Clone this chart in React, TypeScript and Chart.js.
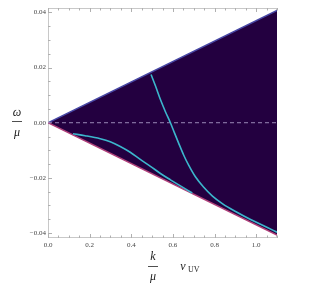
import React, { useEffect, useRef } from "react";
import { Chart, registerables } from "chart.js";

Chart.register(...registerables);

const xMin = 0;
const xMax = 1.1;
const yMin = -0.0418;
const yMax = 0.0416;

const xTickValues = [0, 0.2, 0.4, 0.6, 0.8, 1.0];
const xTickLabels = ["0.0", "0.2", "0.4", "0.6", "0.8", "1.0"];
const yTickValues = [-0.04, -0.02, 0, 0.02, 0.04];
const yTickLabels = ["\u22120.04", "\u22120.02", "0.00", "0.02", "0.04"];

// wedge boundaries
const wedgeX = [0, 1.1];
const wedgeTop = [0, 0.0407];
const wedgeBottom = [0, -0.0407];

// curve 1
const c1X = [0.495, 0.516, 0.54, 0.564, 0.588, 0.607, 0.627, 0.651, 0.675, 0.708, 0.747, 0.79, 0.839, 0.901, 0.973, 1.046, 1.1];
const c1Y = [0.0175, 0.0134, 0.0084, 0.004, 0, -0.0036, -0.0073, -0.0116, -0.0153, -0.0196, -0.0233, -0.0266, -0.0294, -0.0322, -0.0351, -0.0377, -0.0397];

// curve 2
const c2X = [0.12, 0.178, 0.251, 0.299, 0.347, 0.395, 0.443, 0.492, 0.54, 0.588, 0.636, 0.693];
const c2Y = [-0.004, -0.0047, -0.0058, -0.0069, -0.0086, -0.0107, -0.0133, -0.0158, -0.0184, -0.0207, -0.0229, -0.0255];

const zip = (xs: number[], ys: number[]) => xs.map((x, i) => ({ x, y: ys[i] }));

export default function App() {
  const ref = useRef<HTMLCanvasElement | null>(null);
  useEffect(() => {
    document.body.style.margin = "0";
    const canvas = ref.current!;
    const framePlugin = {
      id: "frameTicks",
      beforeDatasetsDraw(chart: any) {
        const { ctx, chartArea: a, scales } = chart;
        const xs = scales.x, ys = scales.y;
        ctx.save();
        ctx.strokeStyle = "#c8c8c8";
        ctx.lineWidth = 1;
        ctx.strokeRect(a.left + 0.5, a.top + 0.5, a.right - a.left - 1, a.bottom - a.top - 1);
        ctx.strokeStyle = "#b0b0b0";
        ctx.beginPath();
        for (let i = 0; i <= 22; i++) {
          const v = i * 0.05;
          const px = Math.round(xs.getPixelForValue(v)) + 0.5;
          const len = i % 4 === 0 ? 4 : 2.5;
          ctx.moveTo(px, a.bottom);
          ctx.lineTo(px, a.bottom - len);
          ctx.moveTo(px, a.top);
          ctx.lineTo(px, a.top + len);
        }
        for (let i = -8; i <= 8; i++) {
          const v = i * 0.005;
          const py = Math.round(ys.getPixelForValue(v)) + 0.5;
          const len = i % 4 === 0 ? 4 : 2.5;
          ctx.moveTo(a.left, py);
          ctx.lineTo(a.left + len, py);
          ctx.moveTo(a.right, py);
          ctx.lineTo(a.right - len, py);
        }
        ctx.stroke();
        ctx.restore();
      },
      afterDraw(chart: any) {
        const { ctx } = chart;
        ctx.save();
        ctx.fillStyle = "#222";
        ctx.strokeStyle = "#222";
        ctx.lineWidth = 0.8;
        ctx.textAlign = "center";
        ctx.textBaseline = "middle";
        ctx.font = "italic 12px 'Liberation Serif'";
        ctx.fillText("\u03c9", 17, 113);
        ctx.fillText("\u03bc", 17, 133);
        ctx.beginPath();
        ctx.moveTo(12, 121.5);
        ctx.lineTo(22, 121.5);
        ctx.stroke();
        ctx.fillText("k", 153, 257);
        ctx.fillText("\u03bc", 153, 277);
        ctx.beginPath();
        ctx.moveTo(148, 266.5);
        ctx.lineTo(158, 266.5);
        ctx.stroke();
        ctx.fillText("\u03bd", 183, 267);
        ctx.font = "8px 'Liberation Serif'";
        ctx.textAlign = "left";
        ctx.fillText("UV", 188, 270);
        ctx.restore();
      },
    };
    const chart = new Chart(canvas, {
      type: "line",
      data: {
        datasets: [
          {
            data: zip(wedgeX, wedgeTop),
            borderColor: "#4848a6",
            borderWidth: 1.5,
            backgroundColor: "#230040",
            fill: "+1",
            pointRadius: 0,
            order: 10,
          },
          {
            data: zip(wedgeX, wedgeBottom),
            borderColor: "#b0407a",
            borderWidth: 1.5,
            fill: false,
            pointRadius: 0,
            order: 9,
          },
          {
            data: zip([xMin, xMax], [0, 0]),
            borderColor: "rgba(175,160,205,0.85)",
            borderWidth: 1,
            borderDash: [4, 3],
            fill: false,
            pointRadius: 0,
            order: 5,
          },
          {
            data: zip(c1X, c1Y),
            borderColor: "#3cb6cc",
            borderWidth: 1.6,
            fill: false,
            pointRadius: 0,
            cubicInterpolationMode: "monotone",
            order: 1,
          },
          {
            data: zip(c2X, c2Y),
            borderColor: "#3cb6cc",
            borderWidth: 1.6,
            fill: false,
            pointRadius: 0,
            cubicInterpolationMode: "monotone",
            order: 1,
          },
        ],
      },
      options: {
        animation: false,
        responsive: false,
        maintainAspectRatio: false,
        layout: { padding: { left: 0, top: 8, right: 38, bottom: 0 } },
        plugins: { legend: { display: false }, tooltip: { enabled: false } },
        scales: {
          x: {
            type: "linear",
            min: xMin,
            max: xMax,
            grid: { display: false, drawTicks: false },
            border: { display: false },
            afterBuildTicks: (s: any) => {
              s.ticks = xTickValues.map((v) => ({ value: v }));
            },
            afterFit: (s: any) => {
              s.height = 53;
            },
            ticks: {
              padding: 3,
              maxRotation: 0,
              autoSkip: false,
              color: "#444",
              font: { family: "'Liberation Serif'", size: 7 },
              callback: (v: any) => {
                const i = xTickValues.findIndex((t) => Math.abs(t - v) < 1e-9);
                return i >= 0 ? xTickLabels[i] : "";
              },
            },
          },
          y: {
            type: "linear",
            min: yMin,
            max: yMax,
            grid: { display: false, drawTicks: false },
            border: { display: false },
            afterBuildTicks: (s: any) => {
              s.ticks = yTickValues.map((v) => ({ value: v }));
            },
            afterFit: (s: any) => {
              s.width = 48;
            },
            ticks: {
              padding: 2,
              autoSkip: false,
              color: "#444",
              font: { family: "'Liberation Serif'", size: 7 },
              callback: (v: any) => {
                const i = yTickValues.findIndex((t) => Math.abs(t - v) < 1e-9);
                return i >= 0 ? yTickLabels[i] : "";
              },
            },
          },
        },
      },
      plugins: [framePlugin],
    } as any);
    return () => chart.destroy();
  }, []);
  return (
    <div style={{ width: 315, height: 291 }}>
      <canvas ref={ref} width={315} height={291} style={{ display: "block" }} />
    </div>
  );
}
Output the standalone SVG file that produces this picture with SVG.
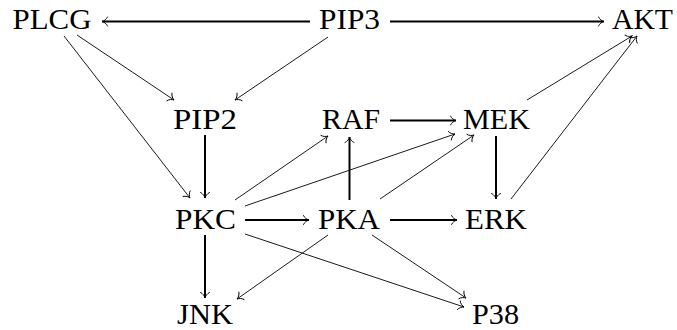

☆ ☆ ☆

◆ **Request**
Reproduce all of the material exactly, apart from the pictures.

◆ **Solution to this task**
Clone this chart in React, TypeScript and Chart.js.
import React, { useEffect, useRef } from "react";
import { Chart, registerables } from "chart.js";

Chart.register(...registerables);

const xMin = 0;
const xMax = 1.1;
const yMin = -0.0418;
const yMax = 0.0416;

const xTickValues = [0, 0.2, 0.4, 0.6, 0.8, 1.0];
const xTickLabels = ["0.0", "0.2", "0.4", "0.6", "0.8", "1.0"];
const yTickValues = [-0.04, -0.02, 0, 0.02, 0.04];
const yTickLabels = ["\u22120.04", "\u22120.02", "0.00", "0.02", "0.04"];

// wedge boundaries
const wedgeX = [0, 1.1];
const wedgeTop = [0, 0.0407];
const wedgeBottom = [0, -0.0407];

// curve 1
const c1X = [0.495, 0.516, 0.54, 0.564, 0.588, 0.607, 0.627, 0.651, 0.675, 0.708, 0.747, 0.79, 0.839, 0.901, 0.973, 1.046, 1.1];
const c1Y = [0.0175, 0.0134, 0.0084, 0.004, 0, -0.0036, -0.0073, -0.0116, -0.0153, -0.0196, -0.0233, -0.0266, -0.0294, -0.0322, -0.0351, -0.0377, -0.0397];

// curve 2
const c2X = [0.12, 0.178, 0.251, 0.299, 0.347, 0.395, 0.443, 0.492, 0.54, 0.588, 0.636, 0.693];
const c2Y = [-0.004, -0.0047, -0.0058, -0.0069, -0.0086, -0.0107, -0.0133, -0.0158, -0.0184, -0.0207, -0.0229, -0.0255];

const zip = (xs: number[], ys: number[]) => xs.map((x, i) => ({ x, y: ys[i] }));

export default function App() {
  const ref = useRef<HTMLCanvasElement | null>(null);
  useEffect(() => {
    document.body.style.margin = "0";
    const canvas = ref.current!;
    const framePlugin = {
      id: "frameTicks",
      beforeDatasetsDraw(chart: any) {
        const { ctx, chartArea: a, scales } = chart;
        const xs = scales.x, ys = scales.y;
        ctx.save();
        ctx.strokeStyle = "#c8c8c8";
        ctx.lineWidth = 1;
        ctx.strokeRect(a.left + 0.5, a.top + 0.5, a.right - a.left - 1, a.bottom - a.top - 1);
        ctx.strokeStyle = "#b0b0b0";
        ctx.beginPath();
        for (let i = 0; i <= 22; i++) {
          const v = i * 0.05;
          const px = Math.round(xs.getPixelForValue(v)) + 0.5;
          const len = i % 4 === 0 ? 4 : 2.5;
          ctx.moveTo(px, a.bottom);
          ctx.lineTo(px, a.bottom - len);
          ctx.moveTo(px, a.top);
          ctx.lineTo(px, a.top + len);
        }
        for (let i = -8; i <= 8; i++) {
          const v = i * 0.005;
          const py = Math.round(ys.getPixelForValue(v)) + 0.5;
          const len = i % 4 === 0 ? 4 : 2.5;
          ctx.moveTo(a.left, py);
          ctx.lineTo(a.left + len, py);
          ctx.moveTo(a.right, py);
          ctx.lineTo(a.right - len, py);
        }
        ctx.stroke();
        ctx.restore();
      },
      afterDraw(chart: any) {
        const { ctx } = chart;
        ctx.save();
        ctx.fillStyle = "#222";
        ctx.strokeStyle = "#222";
        ctx.lineWidth = 0.8;
        ctx.textAlign = "center";
        ctx.textBaseline = "middle";
        ctx.font = "italic 12px 'Liberation Serif'";
        ctx.fillText("\u03c9", 17, 113);
        ctx.fillText("\u03bc", 17, 133);
        ctx.beginPath();
        ctx.moveTo(12, 121.5);
        ctx.lineTo(22, 121.5);
        ctx.stroke();
        ctx.fillText("k", 153, 257);
        ctx.fillText("\u03bc", 153, 277);
        ctx.beginPath();
        ctx.moveTo(148, 266.5);
        ctx.lineTo(158, 266.5);
        ctx.stroke();
        ctx.fillText("\u03bd", 183, 267);
        ctx.font = "8px 'Liberation Serif'";
        ctx.textAlign = "left";
        ctx.fillText("UV", 188, 270);
        ctx.restore();
      },
    };
    const chart = new Chart(canvas, {
      type: "line",
      data: {
        datasets: [
          {
            data: zip(wedgeX, wedgeTop),
            borderColor: "#4848a6",
            borderWidth: 1.5,
            backgroundColor: "#230040",
            fill: "+1",
            pointRadius: 0,
            order: 10,
          },
          {
            data: zip(wedgeX, wedgeBottom),
            borderColor: "#b0407a",
            borderWidth: 1.5,
            fill: false,
            pointRadius: 0,
            order: 9,
          },
          {
            data: zip([xMin, xMax], [0, 0]),
            borderColor: "rgba(175,160,205,0.85)",
            borderWidth: 1,
            borderDash: [4, 3],
            fill: false,
            pointRadius: 0,
            order: 5,
          },
          {
            data: zip(c1X, c1Y),
            borderColor: "#3cb6cc",
            borderWidth: 1.6,
            fill: false,
            pointRadius: 0,
            cubicInterpolationMode: "monotone",
            order: 1,
          },
          {
            data: zip(c2X, c2Y),
            borderColor: "#3cb6cc",
            borderWidth: 1.6,
            fill: false,
            pointRadius: 0,
            cubicInterpolationMode: "monotone",
            order: 1,
          },
        ],
      },
      options: {
        animation: false,
        responsive: false,
        maintainAspectRatio: false,
        layout: { padding: { left: 0, top: 8, right: 38, bottom: 0 } },
        plugins: { legend: { display: false }, tooltip: { enabled: false } },
        scales: {
          x: {
            type: "linear",
            min: xMin,
            max: xMax,
            grid: { display: false, drawTicks: false },
            border: { display: false },
            afterBuildTicks: (s: any) => {
              s.ticks = xTickValues.map((v) => ({ value: v }));
            },
            afterFit: (s: any) => {
              s.height = 53;
            },
            ticks: {
              padding: 3,
              maxRotation: 0,
              autoSkip: false,
              color: "#444",
              font: { family: "'Liberation Serif'", size: 7 },
              callback: (v: any) => {
                const i = xTickValues.findIndex((t) => Math.abs(t - v) < 1e-9);
                return i >= 0 ? xTickLabels[i] : "";
              },
            },
          },
          y: {
            type: "linear",
            min: yMin,
            max: yMax,
            grid: { display: false, drawTicks: false },
            border: { display: false },
            afterBuildTicks: (s: any) => {
              s.ticks = yTickValues.map((v) => ({ value: v }));
            },
            afterFit: (s: any) => {
              s.width = 48;
            },
            ticks: {
              padding: 2,
              autoSkip: false,
              color: "#444",
              font: { family: "'Liberation Serif'", size: 7 },
              callback: (v: any) => {
                const i = yTickValues.findIndex((t) => Math.abs(t - v) < 1e-9);
                return i >= 0 ? yTickLabels[i] : "";
              },
            },
          },
        },
      },
      plugins: [framePlugin],
    } as any);
    return () => chart.destroy();
  }, []);
  return (
    <div style={{ width: 315, height: 291 }}>
      <canvas ref={ref} width={315} height={291} style={{ display: "block" }} />
    </div>
  );
}
Output the standalone SVG file that produces this picture with SVG.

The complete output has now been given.